Since those tumultuous years though, Sirnoo’s Muslims and Hindus have lived in peace, with militants staying away. On October 18, in a rare attack, they tried to storm the police post guarding the Pandit families to snatch their weapons. While police drove the militants away, the calm in Sirnoo has been shattered.
Chuni Devi, 71, says they have been asking the government to withdraw the security since then. “We feel safe without security. But the villagers want police to remain.”
The six policemen guarding the Sirnoo Pandits are stationed in a three-storey house abandoned by a Pandit family.
Sirnoo falls in Pulwama district, a militant and separatist stronghold. The 1.5-km stretch from Pulwama to Sirnoo is scribbled with azadi slogans, and the village has seen large pro-freedom rallies.
The two-storey house Devi lives in, with son Satish Kumar and his wife, is newly constructed, with some work still on. Satish, who has two college-going sons, is employed as a headmaster in a government school.

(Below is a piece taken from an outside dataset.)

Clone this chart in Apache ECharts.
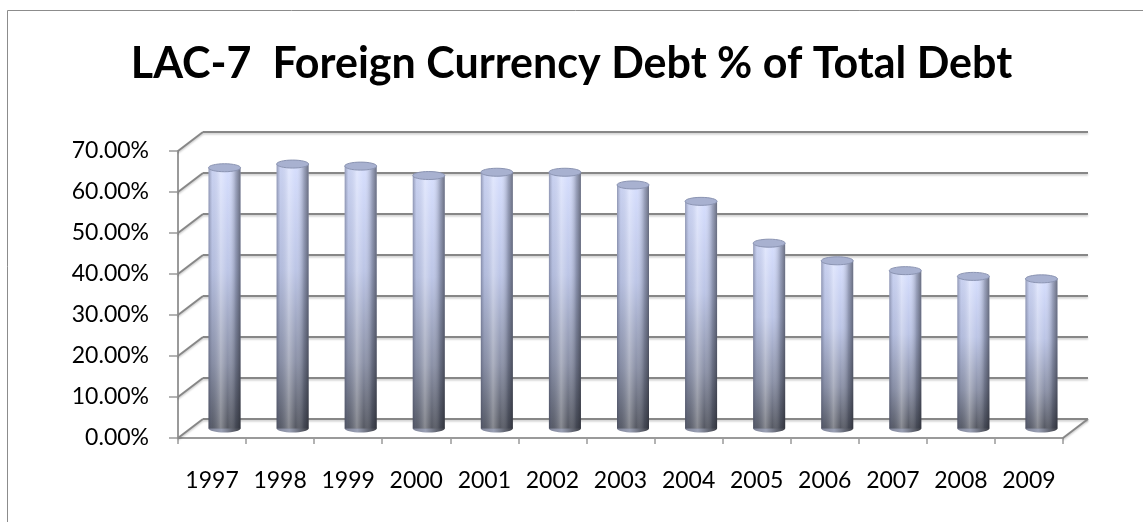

Devi’s two married daughters also live in Sirnoo. One of Devi’s sons-in-law shares his house with a Muslim, Mohammad Akbar, and his family. Talking about this, Devi says, “We have always lived together here. It is a bond that has lasted generations.”
Jatin, 6, the son of one of Devi’s daughters, is playing in the compound of the house. His school, Lyceum International, in Pulwama, has been shut for long, like other schools in the Valley. Kicking a football around, Jatin says he has to play alone. “Nobody here knows how to play football.”
Devi says the protests don’t perturb her too much. “Once, somebody threw stones at our house, broke two glass panes. I went out and confronted them,” she smiles.
The October 18 firing though was different. “We fear to move about in the dark now. I would regularly go to the mandir but I haven’t gone there for the past two days.”
The episode cast a shadow on the two weddings held in the village since. “The first wedding was solemn. The family decided not to have wanwun (singing of wedding songs) fearing our neighbours may not like it (many people have been killed in Pulwama in the protests). But, at the next wedding, we had wanwun. We kept our voices low.”
Devi says they won’t let the fear dampen their Diwali though. “We have been celebrating Diwali all these years with fervour,” she says. “We illuminate our houses, burst crackers and distribute sweets among our Muslim neighbours. This year will be no different.”
A few years ago, a Hindu from outside had come to Kashmir to see how the Pandits celebrate Diwali, Devi recalls. “He had come with our Muslim neighbour. They both stayed the night with us for Diwali. He was surprised by our celebrations.”
Satish, however, has one complaint: “that the Pandits who stayed back haven’t received any government help”. “All the schemes are for migrant Pandits,” he says. “When I went to Jammu for some help for my elder son’s scholarship, I was told I am not a migrant.”
Satish’s elder son is doing B. Tech in Mechanical Engineering from Rajasthan while his younger son is studying at the Government Degree College in Pulwama.
Have they ever thought of migrating to Jammu? “No, never,” says Devi.
“If we had ever thought of shifting, would we have built a new house? Whether Kashmir becomes Pakistan, Afghanistan or Hindustan, we will stay here.”